Хотя если вдуматься: кого Данила защитил, кого и от чего уберег? Он приходит со стороны, да, в страшный, беззаконный мир, в котором худо-бедно выживают маленькие люди: от немца Гофмана до вагоновожатой Светки. И не просто умножает их проблемы, но подставляет под новые удары судьбы, затем с грехом пополам от этих ударов спасая. Ему-то что – он в Москву двинет на попутной фуре. А все эти Гофманы и Светки, где были, там и останутся.
Балабанов, если что, – суровый моралист. А высший морализм заключается не в том, чтобы разжевывать зрителям, что такое хорошо, а что такое плохо, а в том, чтобы «протереть окуляры», поставить их лицом к лицу с экранной и заэкранной реальностью. Да, такой вот реальностью.
В «Брате» Балабанов разрабатывал две свои сердечные, авторские, неотступные темы.
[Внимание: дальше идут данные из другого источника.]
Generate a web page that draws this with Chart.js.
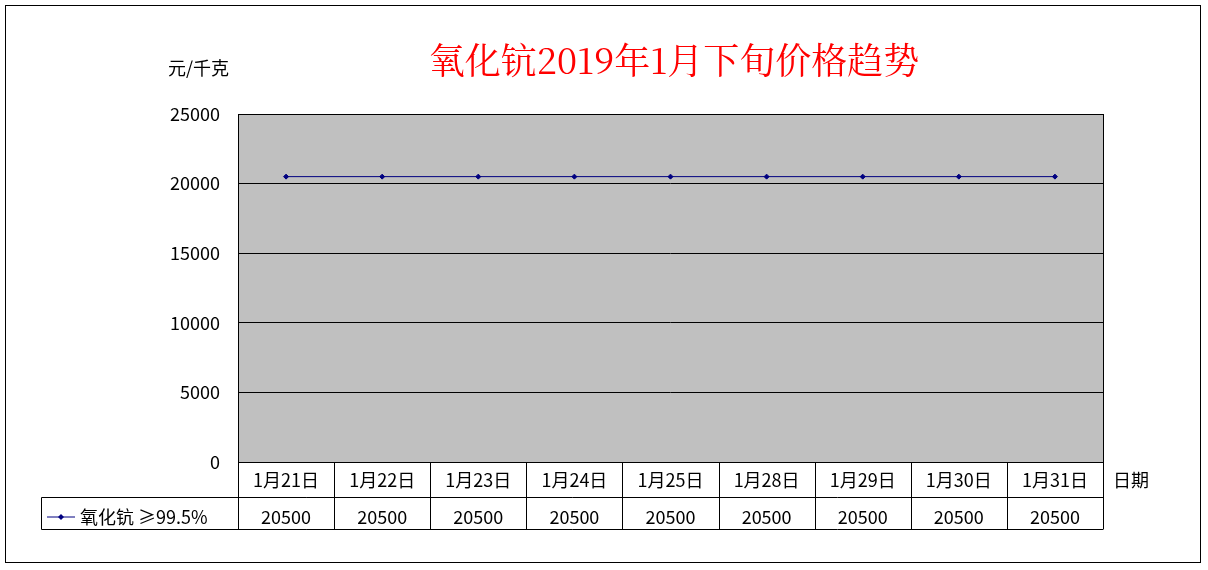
<!DOCTYPE html>
<html><head><meta charset="utf-8">
<script src="https://cdn.jsdelivr.net/npm/chart.js@4"></script>
<style>body{margin:0;background:#fff}#wrap{width:1208px;height:570px;position:relative}</style>
</head><body><div id="wrap"><canvas id="c" width="1208" height="570"></canvas></div>
<script>
const labels=["1月21日","1月22日","1月23日","1月24日","1月25日","1月28日","1月29日","1月30日","1月31日"];
const values=[20500,20500,20500,20500,20500,20500,20500,20500,20500];
const seriesName="氧化钪 ≥99.5%";
const FONT="'Noto Sans CJK SC','DejaVu Sans',sans-serif";

const deco={
  id:"deco",
  beforeDraw(c){
    const {ctx,chartArea:a}=c;
    ctx.save();
    ctx.fillStyle="#c0c0c0";
    ctx.fillRect(a.left,a.top,a.right-a.left,a.bottom-a.top);
    ctx.restore();
  },
  afterDraw(c){
    const {ctx,chartArea:a}=c;
    const x=c.scales.x;
    ctx.save();
    ctx.strokeStyle="#000";ctx.lineWidth=1;
    ctx.strokeRect(5.5,5.5,1195,557);
    ctx.strokeRect(a.left+0.5,a.top+0.5,a.right-a.left,a.bottom-a.top);
    // table
    const r1=a.bottom, r2=497.5, r3=529.5, step=(a.right-a.left)/labels.length;
    ctx.beginPath();
    ctx.moveTo(41.5,r2);ctx.lineTo(a.right,r2);
    ctx.moveTo(41.5,r3);ctx.lineTo(a.right,r3);
    ctx.moveTo(41.5,r2);ctx.lineTo(41.5,r3);
    for(let i=0;i<=labels.length;i++){
      const px=Math.round(a.left+i*step)+0.5;
      ctx.moveTo(px,r1);ctx.lineTo(px,r3);
    }
    ctx.stroke();
    ctx.fillStyle="#000";ctx.font="18px "+FONT;ctx.textAlign="center";ctx.textBaseline="middle";
    labels.forEach((l,i)=>{
      const px=x.getPixelForValue(i);
      ctx.fillText(l,px,480);
      ctx.fillText(String(values[i]),px,517);
    });
    ctx.textAlign="left";
    ctx.fillText("日期",1113,480);
    ctx.fillText(seriesName,80,517);
    ctx.fillText("元/千克",168,68);
    ctx.strokeStyle="#000080";ctx.beginPath();ctx.moveTo(47,517);ctx.lineTo(75,517);ctx.stroke();
    ctx.fillStyle="#000080";ctx.beginPath();ctx.moveTo(61,514);ctx.lineTo(64,517);ctx.lineTo(61,520);ctx.lineTo(58,517);ctx.fill();
    ctx.fillStyle="#ff0000";ctx.font="36px 'Noto Serif CJK SC','Noto Sans CJK SC',serif";ctx.textAlign="center";
    ctx.fillText("氧化钪2019年1月下旬价格趋势",674,60);
    ctx.restore();
  }
};

new Chart(document.getElementById("c"),{
  type:"line",
  data:{labels,datasets:[{label:seriesName,data:values,borderColor:"#000080",borderWidth:1,
    pointStyle:"rectRot",pointRadius:2.5,pointBackgroundColor:"#000080",pointBorderColor:"#000080"}]},
  options:{
    responsive:false,animation:false,
    layout:{padding:{top:114,right:105,bottom:108,left:0}},
    plugins:{legend:{display:false},tooltip:{enabled:false}},
    scales:{
      x:{display:false,offset:true},
      y:{min:0,max:25000,
        afterFit(s){s.width=238;},
        border:{display:false},
        grid:{color:"#000",drawTicks:false},
        ticks:{stepSize:5000,padding:18,color:"#000",font:{size:18,family:FONT},callback:v=>String(v)}}
    }
  },
  plugins:[deco]
});
</script></body></html>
Ключ к первой из них – название его закадычной песни «Разлука». С кем разлучен ее лирический герой? С любимой, с родиной, с жизнью? Это жалоба чужака – чужака не только в городе, куда занесла судьба, но и в бесприютном мире как таковом. Балабанов – художник отчуждения и изгнания, заступник за чужаков и изгоев. От лишенного даже собственного имени героя «Счастливых дней» (1991) до невинного братоубийцы Трофима («Прибытие поезда», 1995), подавшегося с тоски в столицу, где увидит, прежде чем загреметь на каторгу, лишь кабак да бардак. От – да, даже от него – порнографа Иогана («Про уродов и людей», 1998), вожделеющего – трогательно, по-детски – морковку в сметане, до утоляющего морфием деревенскую тоску доктора Полякова («Морфий», 2008) и жалкого, контуженного якута («Кочегар», 2010), на краткий предсмертный миг ставший собой, прежним – подтянутым, при полном и последнем параде, героем Советского Союза. Не случайно своим лучшим фильмом Балабанов считал «Реку» (2002) – фильм-изгой об изгоях вдвойне, о прокаженных якутах. Данила, вышагивающий по улицам того самого Питера, что «народу бока повытер», такой же чужак и изгой, как Гофман или киллер Татарин в идиотском галстуке. Даже вдвойне чужак и изгой, поскольку своей чужести не ощущает.